===== Supplied information
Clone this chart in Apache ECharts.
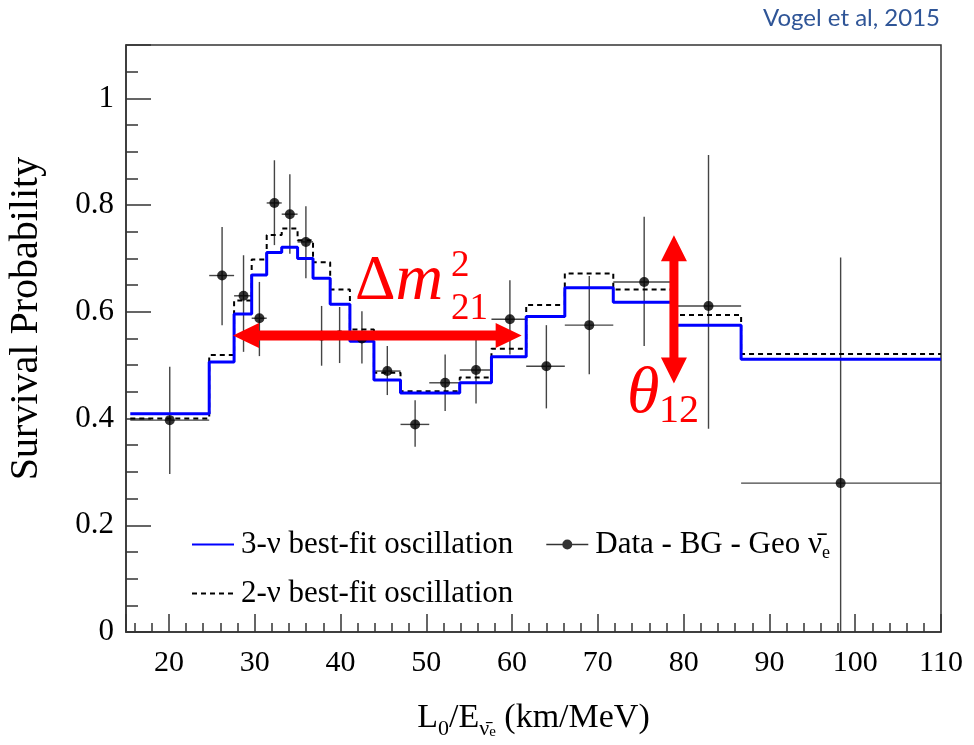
<!DOCTYPE html>
<html><head><meta charset="utf-8">
<script src="https://cdn.jsdelivr.net/npm/echarts@6/dist/echarts.min.js"></script>
<style>html,body{margin:0;padding:0;background:#fff}#c{width:974px;height:745px}</style>
</head><body><div id="c"></div>
<script>
// ---- data ----
const binEdges = [15.5, 24.7, 27.6, 29.65, 31.4, 33.15, 35.0, 36.8, 38.8, 41.1, 43.9, 47.0, 50.35, 53.9, 57.6, 61.65, 66.15, 71.8, 79.0, 86.7, 110];
const fit3nu = [0.409, 0.506, 0.596, 0.669, 0.711, 0.721, 0.700, 0.663, 0.614, 0.545, 0.472, 0.448, 0.448, 0.467, 0.516, 0.591, 0.645, 0.618, 0.575, 0.511];
const fit2nu = [0.400, 0.519, 0.621, 0.698, 0.744, 0.756, 0.734, 0.693, 0.642, 0.567, 0.486, 0.451, 0.451, 0.477, 0.531, 0.613, 0.672, 0.642, 0.594, 0.521];
const dataX = [20.1, 26.2, 28.7, 30.55, 32.3, 34.1, 35.97, 37.8, 39.9, 42.5, 45.46, 48.7, 52.2, 55.8, 59.75, 64.0, 69.0, 75.4, 82.9, 98.3];
const dataY = [0.397, 0.668, 0.630, 0.588, 0.804, 0.783, 0.731, 0.555, 0.556, 0.550, 0.489, 0.389, 0.467, 0.491, 0.586, 0.498, 0.575, 0.656, 0.611, 0.279];
const dataYLow = [0.296, 0.575, 0.525, 0.517, 0.725, 0.709, 0.663, 0.499, 0.504, 0.503, 0.444, 0.347, 0.414, 0.428, 0.520, 0.419, 0.483, 0.536, 0.381, 0.0];
const dataYHigh = [0.497, 0.759, 0.706, 0.656, 0.884, 0.858, 0.798, 0.611, 0.609, 0.601, 0.536, 0.4345, 0.520, 0.548, 0.659, 0.575, 0.667, 0.778, 0.894, 0.702];
const xTickLabels = [20, 30, 40, 50, 60, 70, 80, 90, 100, 110];
const yTickLabels = [0, 0.2, 0.4, 0.6, 0.8, 1];
const NAME3 = '3-ν best-fit oscillation';
const NAME2 = '2-ν best-fit oscillation';
const NAMED = 'Data - BG - Geo ν̄e';
// annotation arrows (data units)
const arrowDm = [[27.47, 0.5554], [61.12, 0.5554]];
const arrowTh = [[78.87, 0.7437], [78.87, 0.4658]];

const FONT = 'Liberation Serif';
function steps(vals) {
  const pts = [];
  vals.forEach((v, i) => { pts.push([binEdges[i], v]); pts.push([binEdges[i + 1], v]); });
  return pts;
}
const errData = dataX.map((x, i) => [x, dataY[i], binEdges[i], binEdges[i + 1], dataYLow[i], dataYHigh[i]]);
const ptData = dataX.map((x, i) => [x, dataY[i]]);

const chart = echarts.init(document.getElementById('c'), null, {renderer: 'canvas'});
const tickCol = '#333';
const LEG_FS = 31;
const option = {
  animation: false,
  backgroundColor: '#fff',
  grid: {left: 126, top: 45, right: 33, bottom: 113, containLabel: false, outerBoundsMode: 'none',
    show: true, borderColor: '#333', borderWidth: 1.5, backgroundColor: 'transparent'},
  xAxis: [{
    type: 'value', min: 15, max: 110, splitNumber: 10, minInterval: 10, maxInterval: 10, position: 'bottom',
    axisLine: {show: true, lineStyle: {color: '#333', width: 1.5}},
    axisTick: {show: true, inside: true, length: 18, lineStyle: {color: tickCol, width: 1.5}},
    axisLabel: {show: true, margin: 16, color: '#000', fontFamily: FONT, fontSize: 30,
      formatter: v => xTickLabels.some(t => Math.abs(t - v) < 1e-6) ? String(v) : ''},
    splitLine: {show: false},
    name: '{m|L}{s0|0}{m|/E}{s1|ν̄}{s2|e}{m| (km/MeV)}', nameLocation: 'middle', nameGap: 64,
    nameTextStyle: {color: '#000', fontFamily: FONT, fontSize: 34,
      rich: {
        m: {fontFamily: FONT, fontSize: 34, lineHeight: 44, color: '#000'},
        s0: {fontFamily: FONT, fontSize: 22, lineHeight: 24, verticalAlign: 'bottom', color: '#000'},
        s1: {fontFamily: FONT, fontSize: 22, lineHeight: 15, verticalAlign: 'bottom', color: '#000'},
        s2: {fontFamily: FONT, fontSize: 15, lineHeight: 4, verticalAlign: 'bottom', color: '#000'}
      }}
  }, {
    type: 'value', min: 15, max: 110, splitNumber: 48, minInterval: 2, maxInterval: 2, position: 'bottom', offset: 0,
    axisLine: {show: false}, axisLabel: {show: false}, splitLine: {show: false},
    axisTick: {show: true, inside: true, length: 9, lineStyle: {color: tickCol, width: 1.5}}
  }],
  yAxis: [{
    type: 'value', min: 0, max: 1.1, interval: 0.2, position: 'left',
    axisLine: {show: true, lineStyle: {color: '#333', width: 1.5}},
    axisTick: {show: true, inside: true, length: 25, lineStyle: {color: tickCol, width: 1.5}},
    axisLabel: {show: true, margin: 12, color: '#000', fontFamily: FONT, fontSize: 31,
      formatter: v => yTickLabels.some(t => Math.abs(t - v) < 1e-6) ? (Math.abs(v) < 1e-6 ? '0' : Math.abs(v - 1) < 1e-6 ? '1' : v.toFixed(1)) : ''},
    splitLine: {show: false},
    name: 'Survival Probability', nameLocation: 'middle', nameGap: 80,
    nameTextStyle: {color: '#000', fontFamily: FONT, fontSize: 40, padding: [0, 0, 0, 40]}
  }, {
    type: 'value', min: 0, max: 1.1, interval: 0.05, position: 'left', offset: 0,
    axisLine: {show: false}, axisLabel: {show: false}, splitLine: {show: false},
    axisTick: {show: true, inside: true, length: 12, lineStyle: {color: tickCol, width: 1.5}}
  }],
  legend: [{
    left: 186, top: 524, itemWidth: 42, itemHeight: 10, itemGap: 33, selectedMode: false,
    data: [{name: NAME3, itemStyle: {opacity: 0}}, {name: NAMED, icon: 'path://M0,4.25 L42,4.25 L42,5.75 L0,5.75 Z M21,0 A5,5 0 1,1 21,10 A5,5 0 1,1 21,0 Z'}],
    formatter: n => n === NAMED ? 'Data - BG - Geo {n|ν̄}{e|e}' : n,
    textStyle: {color: '#000', fontFamily: FONT, fontSize: LEG_FS, padding: [0, 0, 0, 2],
      rich: {
        n: {fontFamily: FONT, fontSize: LEG_FS, color: '#000', lineHeight: 36},
        e: {fontFamily: FONT, fontSize: 18, color: '#000', lineHeight: 12, verticalAlign: 'bottom'}
      }}
  }, {
    left: 186, top: 573, itemWidth: 42, itemHeight: 10, itemGap: 33, selectedMode: false,
    data: [{name: NAME2, itemStyle: {opacity: 0}}],
    textStyle: {color: '#000', fontFamily: FONT, fontSize: LEG_FS, padding: [0, 0, 0, 2]}
  }],
  series: [{
    type: 'custom', name: 'errors', xAxisIndex: 0, yAxisIndex: 0, z: 2, clip: true,
    encode: {x: 0, y: 1},
    renderItem: (params, api) => {
      const x = api.value(0), y = api.value(1);
      const p = api.coord([x, y]);
      const xl = api.coord([api.value(2), y]);
      const xh = api.coord([api.value(3), y]);
      const yl = api.coord([x, api.value(4)]);
      const yh = api.coord([x, api.value(5)]);
      const st = {stroke: '#444', lineWidth: 1.4};
      return {type: 'group', children: [
        {type: 'line', shape: {x1: xl[0], y1: p[1], x2: xh[0], y2: p[1]}, style: st},
        {type: 'line', shape: {x1: p[0], y1: yl[1], x2: p[0], y2: yh[1]}, style: st}
      ]};
    },
    data: errData
  }, {
    type: 'line', name: NAME2, xAxisIndex: 0, yAxisIndex: 0, z: 3, data: steps(fit2nu),
    symbol: 'none', color: '#000', lineStyle: {color: '#000', width: 2, type: [5, 4]}
  }, {
    type: 'line', name: NAME3, xAxisIndex: 0, yAxisIndex: 0, z: 4, data: steps(fit3nu),
    symbol: 'none', color: '#0000ff', lineStyle: {color: '#0000ff', width: 3}
  }, {
    type: 'scatter', name: NAMED, xAxisIndex: 0, yAxisIndex: 0, z: 5, data: ptData,
    symbol: 'circle', symbolSize: 10, itemStyle: {color: '#000'}
  }]
};
chart.setOption(option);

function arrowPoly(a, b, t, L, W) {
  const p1 = chart.convertToPixel({gridIndex: 0}, a);
  const p2 = chart.convertToPixel({gridIndex: 0}, b);
  const dx = p2[0] - p1[0], dy = p2[1] - p1[1];
  const len = Math.hypot(dx, dy);
  const u = [dx / len, dy / len], n = [-u[1], u[0]];
  const P = (base, al, nl) => [base[0] + u[0] * al + n[0] * nl, base[1] + u[1] * al + n[1] * nl];
  return [p1, P(p1, L, W), P(p1, L, t), P(p2, -L, t), P(p2, -L, W), p2, P(p2, -L, -W), P(p2, -L, -t), P(p1, L, -t), P(p1, L, -W)];
}
const RED = '#ff0000';
chart.setOption({
  graphic: [
    {type: 'polygon', z: 100, shape: {points: arrowPoly(arrowDm[0], arrowDm[1], 5, 26, 12.5)}, style: {fill: RED}},
    {type: 'polygon', z: 100, shape: {points: arrowPoly(arrowTh[0], arrowTh[1], 4.5, 26, 13)}, style: {fill: RED}},
    {type: 'text', z: 101, x: 355, y: 282, style: {text: '{d|Δ}{m|m}', verticalAlign: 'middle', align: 'left',
      rich: {d: {fontFamily: FONT, fontSize: 63, fill: RED}, m: {fontFamily: FONT, fontStyle: 'italic', fontSize: 66, fill: RED}}}},
    {type: 'text', z: 101, x: 451, y: 266, style: {text: '2', fontFamily: FONT, fontSize: 37, fill: RED, verticalAlign: 'middle', align: 'left'}},
    {type: 'text', z: 101, x: 451, y: 309, style: {text: '21', fontFamily: FONT, fontSize: 37, fill: RED, verticalAlign: 'middle', align: 'left'}},
    {type: 'text', z: 101, x: 627, y: 395, style: {text: 'θ', fontFamily: FONT, fontStyle: 'italic', fontSize: 66, fill: RED, verticalAlign: 'middle', align: 'left'}},
    {type: 'text', z: 101, x: 659, y: 411, style: {text: '12', fontFamily: FONT, fontSize: 40, fill: RED, verticalAlign: 'middle', align: 'left'}},
    {type: 'text', z: 101, x: 940, y: 18, style: {text: 'Vogel et al, 2015', fontFamily: 'Lato', fontSize: 24, fill: '#2f5597', verticalAlign: 'middle', align: 'right'}}
  ]
});
</script>
</body></html>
==========
Given task
Skip the pictures, please, and transcribe only the lines from the beginning of the material through the one that contains "const arrowTh = [[78.87, 0.7437], [78.87, 0.4658]];".

Completed task
Clone this chart in Apache ECharts.
<!DOCTYPE html>
<html><head><meta charset="utf-8">
<script src="https://cdn.jsdelivr.net/npm/echarts@6/dist/echarts.min.js"></script>
<style>html,body{margin:0;padding:0;background:#fff}#c{width:974px;height:745px}</style>
</head><body><div id="c"></div>
<script>
// ---- data ----
const binEdges = [15.5, 24.7, 27.6, 29.65, 31.4, 33.15, 35.0, 36.8, 38.8, 41.1, 43.9, 47.0, 50.35, 53.9, 57.6, 61.65, 66.15, 71.8, 79.0, 86.7, 110];
const fit3nu = [0.409, 0.506, 0.596, 0.669, 0.711, 0.721, 0.700, 0.663, 0.614, 0.545, 0.472, 0.448, 0.448, 0.467, 0.516, 0.591, 0.645, 0.618, 0.575, 0.511];
const fit2nu = [0.400, 0.519, 0.621, 0.698, 0.744, 0.756, 0.734, 0.693, 0.642, 0.567, 0.486, 0.451, 0.451, 0.477, 0.531, 0.613, 0.672, 0.642, 0.594, 0.521];
const dataX = [20.1, 26.2, 28.7, 30.55, 32.3, 34.1, 35.97, 37.8, 39.9, 42.5, 45.46, 48.7, 52.2, 55.8, 59.75, 64.0, 69.0, 75.4, 82.9, 98.3];
const dataY = [0.397, 0.668, 0.630, 0.588, 0.804, 0.783, 0.731, 0.555, 0.556, 0.550, 0.489, 0.389, 0.467, 0.491, 0.586, 0.498, 0.575, 0.656, 0.611, 0.279];
const dataYLow = [0.296, 0.575, 0.525, 0.517, 0.725, 0.709, 0.663, 0.499, 0.504, 0.503, 0.444, 0.347, 0.414, 0.428, 0.520, 0.419, 0.483, 0.536, 0.381, 0.0];
const dataYHigh = [0.497, 0.759, 0.706, 0.656, 0.884, 0.858, 0.798, 0.611, 0.609, 0.601, 0.536, 0.4345, 0.520, 0.548, 0.659, 0.575, 0.667, 0.778, 0.894, 0.702];
const xTickLabels = [20, 30, 40, 50, 60, 70, 80, 90, 100, 110];
const yTickLabels = [0, 0.2, 0.4, 0.6, 0.8, 1];
const NAME3 = '3-ν best-fit oscillation';
const NAME2 = '2-ν best-fit oscillation';
const NAMED = 'Data - BG - Geo ν̄e';
// annotation arrows (data units)
const arrowDm = [[27.47, 0.5554], [61.12, 0.5554]];
const arrowTh = [[78.87, 0.7437], [78.87, 0.4658]];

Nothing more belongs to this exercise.